Their exact value and detail of Australian official efforts to find them is hard to uncover. Foreign Affairs quite rightly does not want to say lest it forewarn these criminals, and they move the assets out of reach.
Nonetheless, the lowest estimate is $100 million and the highest is $9 billion. Whatever. The important point is not the value but what is to be done with the assets.
In 2024 a Senate committee had an inquiry into Australian Support for Ukraine. One of its key recommendations was “that the Australian Government identify as a matter of priority all Russian assets in Australia that are subject to sanctions, and assess what legislative changes are required to enable the transfer of these assets or associated income to Ukraine”.
In February this year the Government responded to the committee’s findings. It said, “Australia will continue to work closely with Ukraine and our partners to support Ukraine’s sovereignty and territorial integrity, and to maintain pressure on Russia to end its illegal and immoral war.”
But its lily-livered responses to seizing assets and transferring them to Ukraine was: “The Government notes this recommendation”.
Merely noting is not good enough. The re-elected Labor Government easily has the numbers to seize the frozen Russian assets and transfer them to Ukraine.
Sure, there are some constitutional niceties. The Constitution gives the Federal Parliament power to make laws with respect to the “acquisition of property on just terms from any State or person”.
The Russian owner of the property would have to assert that any legislation enabling confiscation was a constitutionally invalid acquisition of property. But the High Court has held that the forfeiture of the proceeds of crime is not an “acquisition of property” – so good luck with that.
There is no higher crime than waging an aggressive war. It is worse than simple murder. It is worse than serial killing. This is because of the magnitude, the level of pre-mediation, the making complicit the whole nation, particularly so many innocent, mostly conscripted, soldiers, and the exposure of so many innocent civilians to the whim of the invader. The Nuremberg trials identified Putin’s crime.

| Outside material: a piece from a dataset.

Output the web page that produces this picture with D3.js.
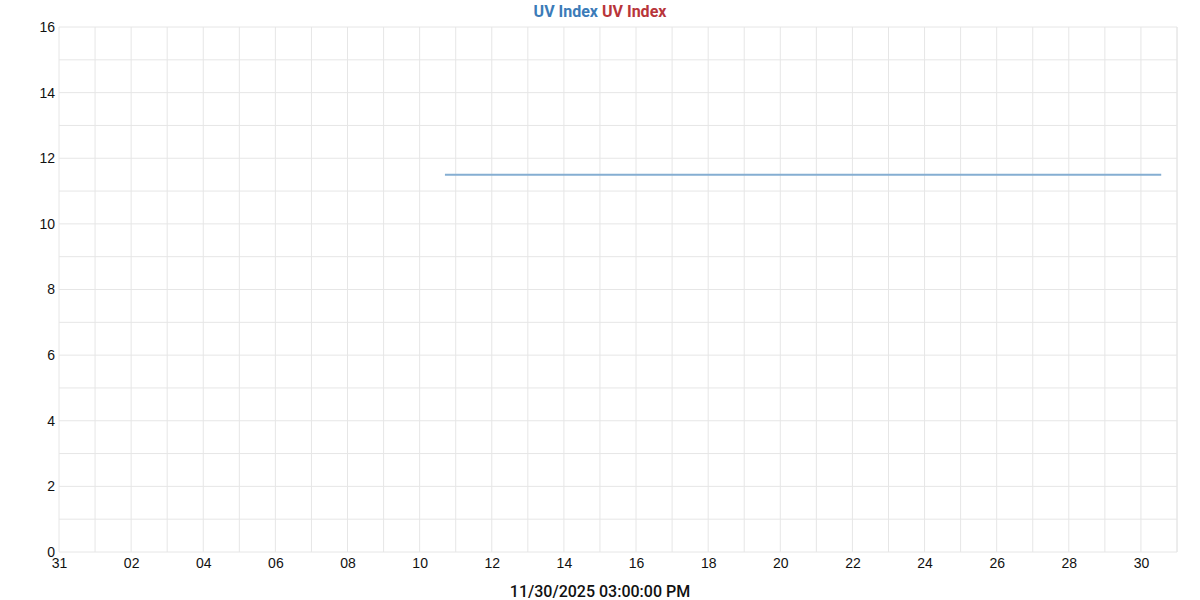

Putin’s invasion of Ukraine stands with Hitler’s invasion of Poland. Hitler’s blaming Poland for aggression and playing on earlier western weakness in not standing up to the annexation of Austria and Czechoslovakia is on all fours with Putin’s blaming Ukraine and NATO for aggression against Russia and playing on western weakness in not standing up to the annexation of Crimea in 2014.
Australia should seize the Russian assets for two reasons.
The first is to galvanise the vacillating, over-legalistic Europeans who have $US300 billion in seized Russian assets. Australia could set a precedent.
A $300 billion boost to the Ukrainian war effort would be decisive. It would be more that what Europe and the US together have given so far.
Russia has easily inflicted that amount of damage to Ukraine. Morally, legally, and pragmatically the Europeans should send the frozen assets Ukraine.
The second reason is that Australia should contribute to a Russian failure because that is essential to breaking the historic European cycle of war that we thought was over in 1990 and thought would spread to the rest of the world.
Trump’s pre-election assertion that he could end the war “in one day” reveals his ignorance of history and, ironically, his misunderstanding of autocracy.
The efforts at peace negotiations and ceasefires are as flimsy as the bit of paper British Prime Minister Neville Chamberlain waved on his return from Munich in 1938 stating “peace in our time”.
Putin needs the war to stay in power. If the war ends, returning soldiers will reveal Putin’s crimes and the kleptocrats will want him punished for the wealth he has cost them.
While Putin remains, the war will continue. The only way to end it is to squeeze Russia and bolster Ukraine until Putin’s support falters and he is on a one-way journey to The Hague.
That is why the Australian Government should confiscate the Russian assets and send them to Ukraine.
Crispin Hull
This article first appeared in The Canberra Times and other Australian media on 29 May 2025.